James Lomax has been the Agri-food Programme Officer in UNEP’s Division of Trade, Industry and Economics based in Paris, France since 2009. A tropical agriculturalist by training and with a background in farming, before joining UNEP Mr. Lomax had a varied career in the private sector in farming, food processing and export of food in Africa and Europe.
In Africa, Mr. Lomax has had his own agri-business working with smallholder farmer groups to produce Cat 1 vegetables for the European market and spent many years in the field facilitating training, logistical development and overseeing the introduction and development of sustainability standards. He was also the production director of large-scale farming businesses in Southern Europe producing salads and watercress in both conventional and organic production systems. Mr. Lomax is now the lead on sustainable agriculture and food systems in the Sustainable Consumption and Production Branch. A key element to his work is FAO/UNEP Sustainable Food Systems Programme which he leads in partnership with FAO.

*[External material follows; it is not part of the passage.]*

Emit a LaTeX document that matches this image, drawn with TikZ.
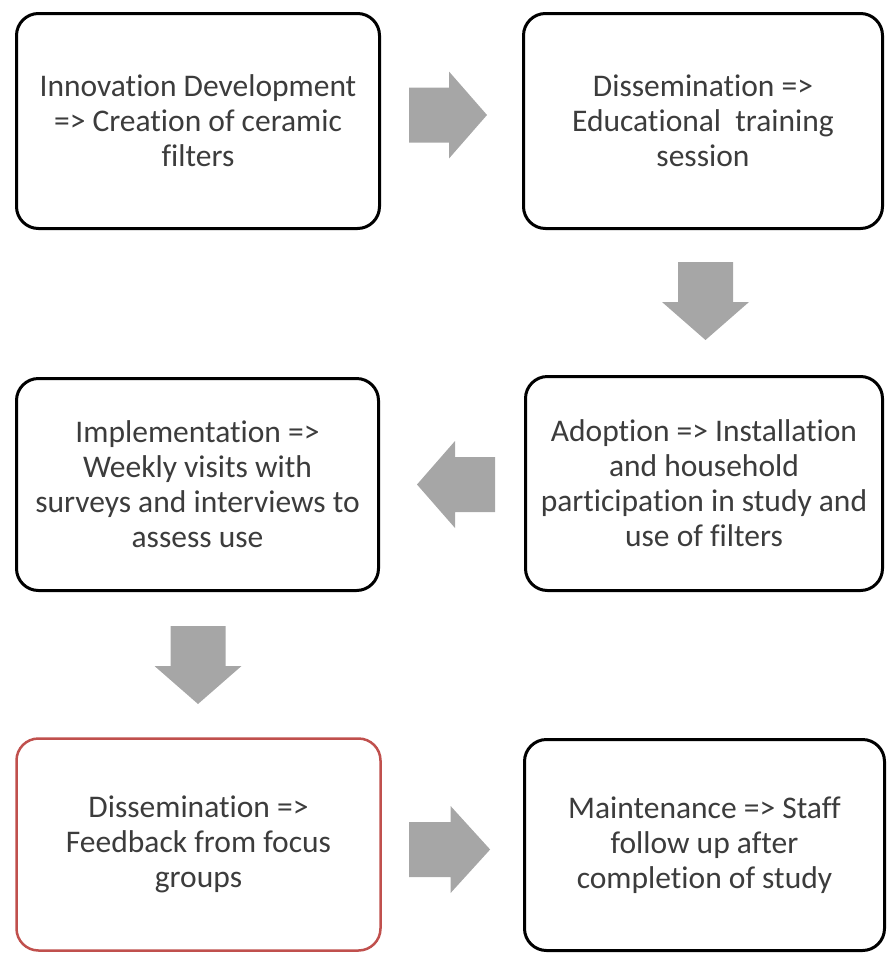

3 Questions to… James Lomax
1. Which aspect of the food waste and loss problem is the most relevant for you?
We are looking mostly at food waste as it is the most logical (and least controversial) way to approach our attitudes and behavior when it comes to food consumption and our attitude towards food.
2. And what should be done to improve things in this field?
Food waste needs to be dealt with systematically through a mix of awareness raising, market signals and incentives for the consumer.
3. Which role does the Initiative SAVE FOOD play in fighting food losses and food waste in your opinion?
SAVE FOOD as the first initiative of its kind serves as an effective forum for the sharing of best practices and the focus for international efforts. It also serves as focus for other initiatives like UNEP's Think.Eat.Save.